Итак, без проводника приходится искать пути в этом лабиринте, сматывая нить Ариадны – души – с клубка собственной жизни и страсти. Ибо чем глубже мы проникаем в его душу, тем глубже мы погружаемся в самих себя. Только дойдя до нашей общечеловеческой сущности, приблизимся мы к нему. Кто знает многое о себе, многое знает и о том, кто был высшим мерилом всего человеческого. И путь к его творчеству ведет через чистилище страсти, через ад пороков, проходит по всем ступеням земных страданий: страданий человека, страданий человечества, страданий художника и, наконец, самых жестоких страданий – страданий религиозных. Мрачен этот путь, и душа должна пылать страстью и любовью к истине, чтобы не заблудиться на нем: мы должны спуститься в собственные недра прежде, чем осмелиться проникнуть в его глубины. Он не посылает вестников – только переживание сближает с Достоевским. И нет о нем других свидетельств, кроме мистического триединства в духе и во плоти: его облика, его судьбы и его творений.
Облик
Его лицо на первый взгляд представляется лицом крестьянина. Морщинятся землистые, впалые, будто грязные щеки, изборожденные долголетними страданиями; трещинами испещрена сухая опаленная кожа, усеянная впадинами, обескровленная и обесцвеченная вампиром двадцатилетнего недуга. Справа и слева, будто каменные глыбы, выдаются славянские скулы; суровый рот и хрупкий подбородок скрыты за диким кустарником бороды. Земля, скалы и лес; трагический стихийный ландшафт – вот глубины его лица. Все мрачно, обыденно и лишено красоты в этом лице крестьянина, чуть ли не нищего; плоское и бесцветное, оно мерцает без блеска – отрезок русской степи, усеянной валунами. И даже глубоко сидящие глаза не могут из своей бездны осветить эту рыхлую глину: пламя их острого взора не выбивается с яркой и ослепляющей силой наружу, а словно обращено внутрь, чтобы изнурять и разжигать кровь. Когда веки смежаются, смерть покрывает это лицо, и нервный подъем, оживлявший дряблые черты, сменяется бездушной летаргией.

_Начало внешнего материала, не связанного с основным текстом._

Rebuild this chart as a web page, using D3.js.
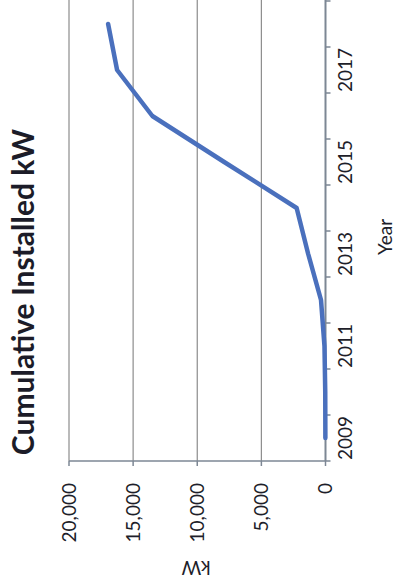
<!DOCTYPE html>
<html>
<head>
<meta charset="utf-8">
<script src="https://cdn.jsdelivr.net/npm/d3@7"></script>
<style>
  body { margin: 0; background: #fff; }
  svg { display: block; }
  text { font-family: Lato, "Open Sans", sans-serif; fill: #222; }
</style>
</head>
<body>
<div id="plot"></div>
<script>
// data
const years = [2009, 2010, 2011, 2012, 2013, 2014, 2015, 2016, 2017, 2018];
const kw = [10, 20, 80, 350, 1350, 2250, 7900, 13500, 16250, 16950];
const yearLabels = [2009, 2011, 2013, 2015, 2017];
const kwTicks = [0, 5000, 10000, 15000, 20000];

// page size; chart is drawn upright then turned a quarter turn left
const pageW = 398, pageH = 586;

const svg = d3.select("#plot")
  .append("svg")
  .attr("width", pageW)
  .attr("height", pageH);

const g = svg.append("g")
  .attr("transform", `translate(0, ${pageH}) rotate(-90)`);

const x = d3.scaleBand()
  .domain(years)
  .range([125, 585])
  .paddingInner(0)
  .paddingOuter(0);

const y = d3.scaleLinear()
  .domain([0, 20000])
  .range([325.5, 69]);

// gridlines
g.selectAll(".grid")
  .data(kwTicks.filter(d => d > 0))
  .enter()
  .append("line")
  .attr("x1", x.range()[0])
  .attr("x2", x.range()[1] + 5)
  .attr("y1", d => y(d))
  .attr("y2", d => y(d))
  .attr("stroke", "#8c8c8c")
  .attr("stroke-width", 1.2);

// value axis
g.append("line")
  .attr("x1", x.range()[0]).attr("x2", x.range()[0])
  .attr("y1", y(20000)).attr("y2", y(0))
  .attr("stroke", "#7d8794").attr("stroke-width", 1.5);

g.selectAll(".ytick")
  .data(kwTicks)
  .enter()
  .append("line")
  .attr("x1", x.range()[0] - 5).attr("x2", x.range()[0])
  .attr("y1", d => y(d)).attr("y2", d => y(d))
  .attr("stroke", "#7d8794").attr("stroke-width", 1.5);

g.selectAll(".ylabel")
  .data(kwTicks)
  .enter()
  .append("text")
  .attr("x", 103)
  .attr("y", d => y(d))
  .attr("dy", "0.36em")
  .attr("text-anchor", "end")
  .style("font-size", "19px")
  .style("fill", "#1e1e2a")
  .text(d => d3.format(",")(d));

// category axis
g.append("line")
  .attr("x1", x.range()[0]).attr("x2", x.range()[1] + 5)
  .attr("y1", y(0)).attr("y2", y(0))
  .attr("stroke", "#7d8794").attr("stroke-width", 2);

g.selectAll(".xtick")
  .data(years.map(d => x(d)).concat([x.range()[1]]))
  .enter()
  .append("line")
  .attr("x1", d => d).attr("x2", d => d)
  .attr("y1", y(0)).attr("y2", y(0) + 5)
  .attr("stroke", "#7d8794").attr("stroke-width", 1.5);

g.selectAll(".xlabel")
  .data(yearLabels)
  .enter()
  .append("text")
  .attr("x", d => x(d) + x.bandwidth() / 2)
  .attr("y", 352)
  .attr("text-anchor", "middle")
  .style("font-size", "19px")
  .style("fill", "#1e1e2a")
  .text(d => d);

// line
const line = d3.line()
  .x((d, i) => x(years[i]) + x.bandwidth() / 2)
  .y(d => y(d));

g.append("path")
  .datum(kw)
  .attr("d", line)
  .attr("fill", "none")
  .attr("stroke", "#4a70bd")
  .attr("stroke-width", 4.5)
  .attr("stroke-linejoin", "round")
  .attr("stroke-linecap", "round");

// titles
g.append("text")
  .attr("x", 294)
  .attr("y", 34)
  .attr("text-anchor", "middle")
  .style("font-size", "30px")
  .style("font-weight", "bold")
  .style("fill", "#1c1c28")
  .text("Cumulative Installed kW");

g.append("text")
  .attr("x", 349)
  .attr("y", 392)
  .attr("text-anchor", "middle")
  .style("font-size", "19px")
  .style("fill", "#1e1e2a")
  .text("Year");

g.append("text")
  .attr("transform", "translate(18, 196) rotate(-90)")
  .attr("dy", "0.36em")
  .attr("text-anchor", "middle")
  .style("font-size", "19px")
  .style("fill", "#1e1e2a")
  .text("kW");
</script>
</body>
</html>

Подобно его творчеству, из хоровода чувств вызывает этот облик ужас; робость сменяет его; но растет очарованье – и страстно нарастает преклонение перед ним. Ибо лишь низменность его лика, земная и плотская, дремлет в этой мрачно-возвышенной стихийной печали: подобно куполу, подымается над узким крестьянским лицом сияющая белизной, выпуклая, взлетающая возвышенность лба; из тени и мрака – стройный и светлый духовный храм; твердый мрамор над мягкой глиной плоти; дикая заросль волос. Вся лучезарность этого лица струится ввысь; вглядываясь в его портрет, видишь лишь широкий, могучий, величественный лоб, и будто все шире становится его простор, все ярче его сияние, по мере того как стареющее лицо меркнет и чахнет от болезни. Непоколебимо, как небесный свод, высится он над тленностью плоти – величие духа над скорбью земли.
И ни на одном портрете не сияет эта святая обитель победоносного духа величественнее, чем на портрете, снятом на смертном одре, когда веки бессильно опустились на помутневшие глаза, и поблекшие, бескровные руки крепко и жадно обхватили крест (то бедное деревянное распятие, которое когда-то подарила крестьянка каторжнику). Он освещает лик усопшего, как утреннее солнце ночной ландшафт, и своим сияньем подает ту же весть, что и все его творения: дух и вера освободили его от тусклой и низменной плотской жизни. В последней глубине кроется последнее величие Достоевского – и никогда лик его не был выразительнее, чем в смерти.
Трагедия его жизни
Non vi si pensa quanto sangue costa[27].
Первое впечатление от Достоевского – ужас, следующее – величие. И судьба его на первый взгляд так же представляется жестокой и обыденной, как лицо его – крестьянским и простым. Сперва вы ощущаете ее как бессмысленное страдание: все орудия пытки терзают шестьдесят лет это хрупкое тело. Рубанок нужды скоблит его молодость и старость, пила физических страданий впивается в его кости, бурав лишений немилосердно сверлит его жизненный нерв, раскаленные проволоки нервов заставляют беспрестанно трепетать все члены, острые шипы сладострастия ненасытно возбуждают его страсть. Ни от одного мучения он не избавлен, ни одно страдание не забыто.